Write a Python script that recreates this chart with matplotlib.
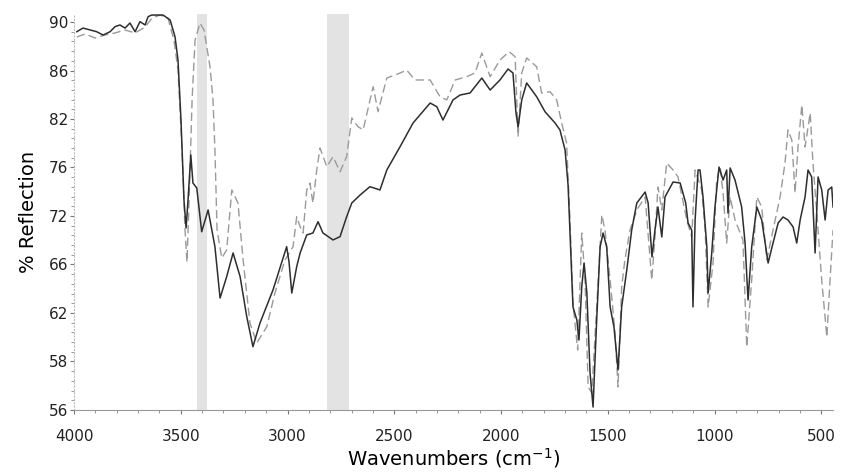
- - - -
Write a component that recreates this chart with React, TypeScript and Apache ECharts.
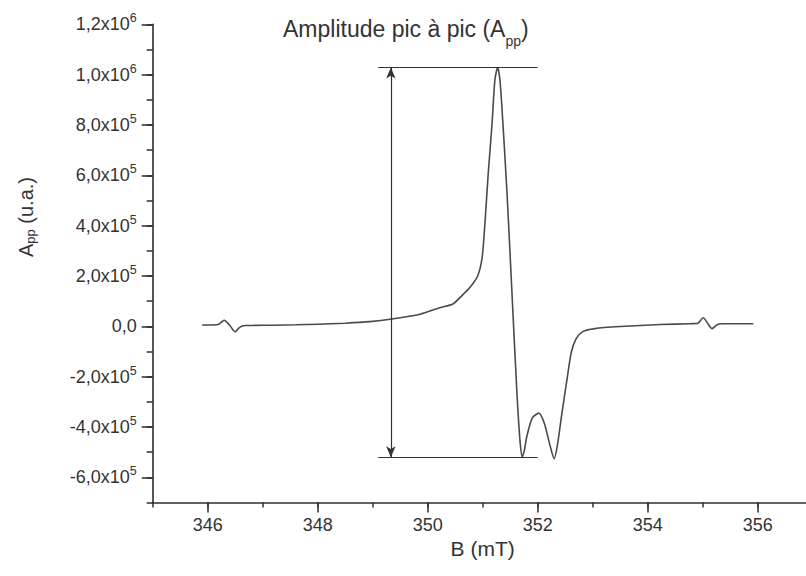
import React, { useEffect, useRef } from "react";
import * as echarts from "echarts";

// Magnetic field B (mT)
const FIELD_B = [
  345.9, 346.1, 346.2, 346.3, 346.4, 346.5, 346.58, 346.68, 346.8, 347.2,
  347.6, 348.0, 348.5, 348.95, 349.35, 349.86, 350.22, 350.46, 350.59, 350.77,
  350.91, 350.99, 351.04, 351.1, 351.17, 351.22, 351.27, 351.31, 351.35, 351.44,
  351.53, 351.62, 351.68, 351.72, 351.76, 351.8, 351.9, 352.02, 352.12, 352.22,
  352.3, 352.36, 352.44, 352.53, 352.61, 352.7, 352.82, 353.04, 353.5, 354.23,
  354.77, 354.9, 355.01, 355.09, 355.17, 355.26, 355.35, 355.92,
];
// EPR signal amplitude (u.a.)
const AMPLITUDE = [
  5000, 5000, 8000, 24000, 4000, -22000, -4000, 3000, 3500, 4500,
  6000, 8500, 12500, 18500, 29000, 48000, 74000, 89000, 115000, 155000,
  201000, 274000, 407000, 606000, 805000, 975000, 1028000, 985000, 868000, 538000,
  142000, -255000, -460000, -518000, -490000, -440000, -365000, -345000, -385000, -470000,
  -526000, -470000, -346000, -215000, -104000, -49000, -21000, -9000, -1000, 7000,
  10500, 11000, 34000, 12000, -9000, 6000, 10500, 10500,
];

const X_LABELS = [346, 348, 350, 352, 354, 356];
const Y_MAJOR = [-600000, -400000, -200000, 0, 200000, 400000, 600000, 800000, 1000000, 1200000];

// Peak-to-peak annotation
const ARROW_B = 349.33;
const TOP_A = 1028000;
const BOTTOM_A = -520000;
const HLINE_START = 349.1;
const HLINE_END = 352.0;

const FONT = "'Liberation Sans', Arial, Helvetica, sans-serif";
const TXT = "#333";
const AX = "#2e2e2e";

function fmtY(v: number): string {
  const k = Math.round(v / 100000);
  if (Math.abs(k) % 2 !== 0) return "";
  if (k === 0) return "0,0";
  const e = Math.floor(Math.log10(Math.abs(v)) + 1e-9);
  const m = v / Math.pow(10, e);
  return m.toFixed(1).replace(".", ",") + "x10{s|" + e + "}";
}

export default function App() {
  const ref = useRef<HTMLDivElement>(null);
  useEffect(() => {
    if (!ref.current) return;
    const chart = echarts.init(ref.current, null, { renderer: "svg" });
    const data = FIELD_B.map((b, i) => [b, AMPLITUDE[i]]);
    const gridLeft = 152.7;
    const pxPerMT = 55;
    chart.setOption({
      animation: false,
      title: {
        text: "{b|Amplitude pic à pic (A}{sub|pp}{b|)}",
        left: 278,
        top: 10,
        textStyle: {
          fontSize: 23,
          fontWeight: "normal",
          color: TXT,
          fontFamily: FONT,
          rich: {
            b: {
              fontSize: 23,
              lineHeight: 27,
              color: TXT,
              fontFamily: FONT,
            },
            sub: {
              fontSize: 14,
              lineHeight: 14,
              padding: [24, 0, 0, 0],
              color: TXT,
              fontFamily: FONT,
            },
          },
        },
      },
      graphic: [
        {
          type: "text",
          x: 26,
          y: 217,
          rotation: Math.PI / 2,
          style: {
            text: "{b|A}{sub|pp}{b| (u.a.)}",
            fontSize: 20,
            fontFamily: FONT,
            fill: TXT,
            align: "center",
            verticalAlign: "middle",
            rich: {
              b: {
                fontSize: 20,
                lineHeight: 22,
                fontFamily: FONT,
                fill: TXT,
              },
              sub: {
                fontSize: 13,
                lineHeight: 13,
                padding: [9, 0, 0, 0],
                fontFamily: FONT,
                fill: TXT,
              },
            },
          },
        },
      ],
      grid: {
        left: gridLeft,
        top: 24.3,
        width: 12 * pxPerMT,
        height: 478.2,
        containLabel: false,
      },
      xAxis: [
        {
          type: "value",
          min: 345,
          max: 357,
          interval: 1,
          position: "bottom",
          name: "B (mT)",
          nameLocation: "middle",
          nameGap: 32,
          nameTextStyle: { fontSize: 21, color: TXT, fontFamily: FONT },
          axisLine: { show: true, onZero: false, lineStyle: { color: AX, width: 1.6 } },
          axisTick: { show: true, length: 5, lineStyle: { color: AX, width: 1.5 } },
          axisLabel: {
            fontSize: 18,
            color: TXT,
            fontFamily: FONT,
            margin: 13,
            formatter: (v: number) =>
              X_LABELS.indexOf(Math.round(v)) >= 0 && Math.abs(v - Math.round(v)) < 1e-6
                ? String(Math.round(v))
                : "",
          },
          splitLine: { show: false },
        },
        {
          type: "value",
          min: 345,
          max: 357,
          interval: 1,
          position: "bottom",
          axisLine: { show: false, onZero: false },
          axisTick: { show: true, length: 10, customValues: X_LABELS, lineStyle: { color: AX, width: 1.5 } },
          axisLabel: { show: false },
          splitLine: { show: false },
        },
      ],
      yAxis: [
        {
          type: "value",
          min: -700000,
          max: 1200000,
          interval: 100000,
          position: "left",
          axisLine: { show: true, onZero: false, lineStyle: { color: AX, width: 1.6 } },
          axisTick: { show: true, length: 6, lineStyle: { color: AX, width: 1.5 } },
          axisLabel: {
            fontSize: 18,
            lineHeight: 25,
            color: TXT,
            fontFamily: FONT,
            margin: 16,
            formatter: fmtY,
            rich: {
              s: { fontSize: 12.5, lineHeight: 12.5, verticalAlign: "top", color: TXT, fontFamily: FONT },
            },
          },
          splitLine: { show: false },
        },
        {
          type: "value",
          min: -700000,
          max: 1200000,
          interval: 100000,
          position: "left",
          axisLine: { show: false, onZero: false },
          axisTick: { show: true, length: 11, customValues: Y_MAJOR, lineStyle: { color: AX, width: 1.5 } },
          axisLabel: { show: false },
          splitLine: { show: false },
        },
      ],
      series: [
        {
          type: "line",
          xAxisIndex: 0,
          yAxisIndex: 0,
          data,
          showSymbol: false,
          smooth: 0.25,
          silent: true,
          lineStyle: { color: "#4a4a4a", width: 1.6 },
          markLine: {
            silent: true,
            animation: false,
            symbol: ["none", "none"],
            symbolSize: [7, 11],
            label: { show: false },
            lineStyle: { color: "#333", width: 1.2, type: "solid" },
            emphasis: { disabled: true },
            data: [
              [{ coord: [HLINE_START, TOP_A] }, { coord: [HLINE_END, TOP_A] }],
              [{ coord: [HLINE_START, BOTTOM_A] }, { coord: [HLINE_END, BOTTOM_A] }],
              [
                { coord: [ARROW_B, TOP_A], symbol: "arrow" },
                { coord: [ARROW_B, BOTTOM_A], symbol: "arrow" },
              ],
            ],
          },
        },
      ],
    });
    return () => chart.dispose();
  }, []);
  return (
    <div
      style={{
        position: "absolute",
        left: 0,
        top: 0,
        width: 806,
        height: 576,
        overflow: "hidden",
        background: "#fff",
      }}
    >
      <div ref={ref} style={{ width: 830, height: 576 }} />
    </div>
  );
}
- - - -
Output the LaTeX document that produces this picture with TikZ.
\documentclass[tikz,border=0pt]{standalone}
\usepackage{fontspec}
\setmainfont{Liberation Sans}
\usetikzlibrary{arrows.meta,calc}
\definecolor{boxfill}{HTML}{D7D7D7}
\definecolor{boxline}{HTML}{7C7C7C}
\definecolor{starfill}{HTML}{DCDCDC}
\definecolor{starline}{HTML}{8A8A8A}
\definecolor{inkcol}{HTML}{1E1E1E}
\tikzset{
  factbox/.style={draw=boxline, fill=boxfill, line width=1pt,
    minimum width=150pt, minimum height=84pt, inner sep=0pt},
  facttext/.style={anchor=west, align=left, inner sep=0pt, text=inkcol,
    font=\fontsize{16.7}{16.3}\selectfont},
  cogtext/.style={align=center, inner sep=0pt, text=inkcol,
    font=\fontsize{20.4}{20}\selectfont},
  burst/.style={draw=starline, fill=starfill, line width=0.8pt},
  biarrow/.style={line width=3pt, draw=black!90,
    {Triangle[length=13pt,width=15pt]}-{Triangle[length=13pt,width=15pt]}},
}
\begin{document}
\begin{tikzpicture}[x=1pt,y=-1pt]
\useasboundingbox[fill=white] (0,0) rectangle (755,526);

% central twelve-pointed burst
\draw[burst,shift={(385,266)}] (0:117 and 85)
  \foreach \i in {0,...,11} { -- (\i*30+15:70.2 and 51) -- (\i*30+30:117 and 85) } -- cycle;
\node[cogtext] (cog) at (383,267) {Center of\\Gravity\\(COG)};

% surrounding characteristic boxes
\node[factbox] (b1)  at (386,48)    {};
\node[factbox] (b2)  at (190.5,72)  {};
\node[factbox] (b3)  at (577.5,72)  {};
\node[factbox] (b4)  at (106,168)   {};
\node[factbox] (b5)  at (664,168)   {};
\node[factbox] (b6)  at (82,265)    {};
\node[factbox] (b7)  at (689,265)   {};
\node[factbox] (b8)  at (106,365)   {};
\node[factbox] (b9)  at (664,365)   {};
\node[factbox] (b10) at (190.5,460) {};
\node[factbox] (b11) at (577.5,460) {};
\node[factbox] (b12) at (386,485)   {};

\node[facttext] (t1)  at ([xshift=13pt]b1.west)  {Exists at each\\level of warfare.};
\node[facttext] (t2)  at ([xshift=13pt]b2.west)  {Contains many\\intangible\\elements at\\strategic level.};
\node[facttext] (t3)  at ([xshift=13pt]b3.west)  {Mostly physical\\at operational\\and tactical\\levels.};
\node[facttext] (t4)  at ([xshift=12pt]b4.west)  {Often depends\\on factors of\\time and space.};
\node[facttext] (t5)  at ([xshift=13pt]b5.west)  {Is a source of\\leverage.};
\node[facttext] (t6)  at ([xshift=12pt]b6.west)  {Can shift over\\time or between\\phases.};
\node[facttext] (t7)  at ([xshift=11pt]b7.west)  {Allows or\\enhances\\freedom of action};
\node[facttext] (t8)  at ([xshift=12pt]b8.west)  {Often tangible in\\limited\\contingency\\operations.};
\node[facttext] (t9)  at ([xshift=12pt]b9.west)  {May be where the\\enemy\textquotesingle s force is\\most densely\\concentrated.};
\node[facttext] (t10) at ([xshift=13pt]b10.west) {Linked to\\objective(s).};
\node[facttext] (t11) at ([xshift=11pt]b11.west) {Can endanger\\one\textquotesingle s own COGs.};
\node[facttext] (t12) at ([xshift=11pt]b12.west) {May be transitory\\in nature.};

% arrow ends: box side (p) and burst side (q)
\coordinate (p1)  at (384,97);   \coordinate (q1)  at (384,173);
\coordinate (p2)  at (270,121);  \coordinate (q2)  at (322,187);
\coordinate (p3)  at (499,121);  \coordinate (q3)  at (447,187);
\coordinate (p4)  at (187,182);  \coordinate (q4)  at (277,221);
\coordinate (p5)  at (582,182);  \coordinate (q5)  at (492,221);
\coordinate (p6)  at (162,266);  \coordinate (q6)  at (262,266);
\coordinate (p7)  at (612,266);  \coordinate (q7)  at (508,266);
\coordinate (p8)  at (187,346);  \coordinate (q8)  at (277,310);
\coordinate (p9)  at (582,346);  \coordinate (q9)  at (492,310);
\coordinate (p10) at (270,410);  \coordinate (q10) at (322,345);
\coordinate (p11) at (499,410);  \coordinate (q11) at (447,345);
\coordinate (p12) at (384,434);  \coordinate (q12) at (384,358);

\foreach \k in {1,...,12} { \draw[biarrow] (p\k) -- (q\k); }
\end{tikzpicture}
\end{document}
- - - -
WHAT THE TASK ASKS:
Repeat exactly the stretch of lines that opens with the line containing "Write a component" and closes with the line containing "import * as". Leave the pictures out, and add nothing.

PROBLEM SOLUTION:
Write a component that recreates this chart with React, TypeScript and Apache ECharts.
import React, { useEffect, useRef } from "react";
import * as echarts from "echarts";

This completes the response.